TO BE DONE: Retype only what runs from the first line of the listing to the line holding "W, H = 865, 356", both included. Do not retype the pictures.

§ §

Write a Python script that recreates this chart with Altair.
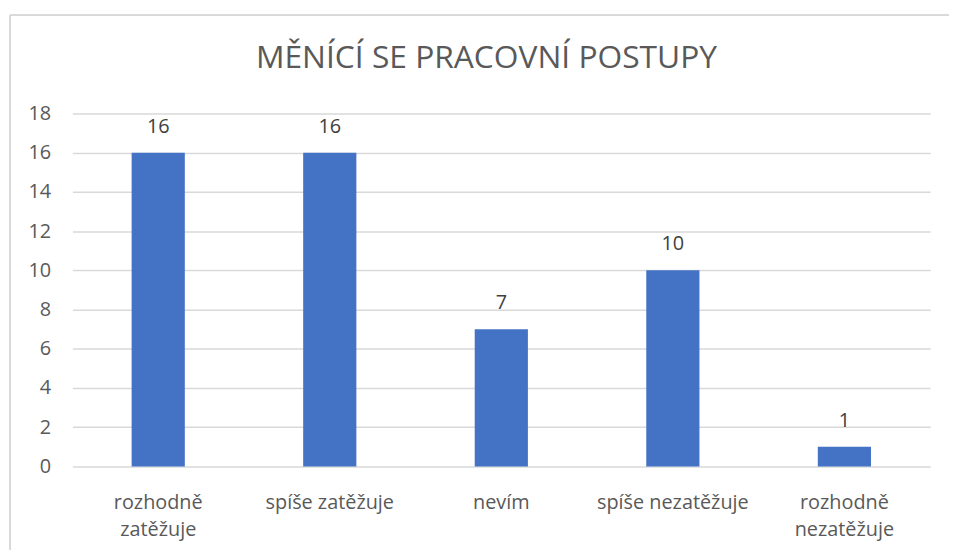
import altair as alt
import pandas as pd

categories = ["rozhodně zatěžuje", "spíše zatěžuje", "nevím", "spíše nezatěžuje", "rozhodně nezatěžuje"]
values = [16, 16, 7, 10, 1]
y_ticks = [0, 2, 4, 6, 8, 10, 12, 14, 16, 18]
title_text = "MĚNÍCÍ SE PRACOVNÍ POSTUPY"

df = pd.DataFrame({"kategorie": categories, "pocet": values})

FONT = "Open Sans"
W, H = 865, 356

x_enc = alt.X(
    "kategorie:N",
    sort=categories,
    scale=alt.Scale(paddingInner=0.69, paddingOuter=0.345),
    axis=alt.Axis(
        title=None,
        labelAngle=0,
        ticks=False,
        domain=False,
        labelPadding=26,
        labelFontSize=20,
        labelFont=FONT,
        labelColor="#595959",
        labelLineHeight=28,
        labelExpr="indexof(datum.label, 'rozhodně') == 0 ? split(datum.label, ' ') : datum.label",
    ),
)
y_enc = alt.Y(
    "pocet:Q",
    scale=alt.Scale(domain=[0, 18]),
    axis=alt.Axis(
        title=None,
        values=y_ticks,
        labelOverlap=False,
        ticks=False,
        domain=False,
        grid=True,
        gridColor="#d9d9d9",
        gridWidth=1.5,
        labelPadding=22,
        labelFontSize=20,
        labelFont=FONT,
        labelColor="#595959",
    ),
)

bars = alt.Chart(df).mark_bar(color="#4472C4").encode(x=x_enc, y=y_enc)

labels = alt.Chart(df).mark_text(
    font=FONT, fontSize=20, color="#404040", baseline="middle", dy=-26
).encode(x=x_enc, y=y_enc, text="pocet:Q")

border_top = alt.Chart(df).mark_rule(color="#d9d9d9", strokeWidth=1.5).encode(
    x=alt.value(-63), x2=alt.value(884), y=alt.value(-99)
)
border_left = alt.Chart(df).mark_rule(color="#d9d9d9", strokeWidth=1.5).encode(
    x=alt.value(-63), y=alt.value(-99), y2=alt.value(470)
)

chart = (
    alt.layer(border_top, border_left, bars, labels)
    .properties(
        width=W,
        height=H,
        title=alt.TitleParams(
            title_text,
            font=FONT,
            fontSize=32,
            fontWeight="normal",
            color="#595959",
            anchor="middle",
            baseline="alphabetic",
            dx=-15,
            dy=86,
            offset=0,
        ),
        autosize=alt.AutoSizeParams(type="none"),
        padding={"left": 65, "top": 104, "right": 20, "bottom": 82},
    )
    .configure_view(stroke=None)
)

chart.save("out.html", embed_options={"renderer": "svg", "actions": False})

§ §

FINAL ANSWER:
Write a Python script that recreates this chart with Altair.
import altair as alt
import pandas as pd

categories = ["rozhodně zatěžuje", "spíše zatěžuje", "nevím", "spíše nezatěžuje", "rozhodně nezatěžuje"]
values = [16, 16, 7, 10, 1]
y_ticks = [0, 2, 4, 6, 8, 10, 12, 14, 16, 18]
title_text = "MĚNÍCÍ SE PRACOVNÍ POSTUPY"

df = pd.DataFrame({"kategorie": categories, "pocet": values})

FONT = "Open Sans"
W, H = 865, 356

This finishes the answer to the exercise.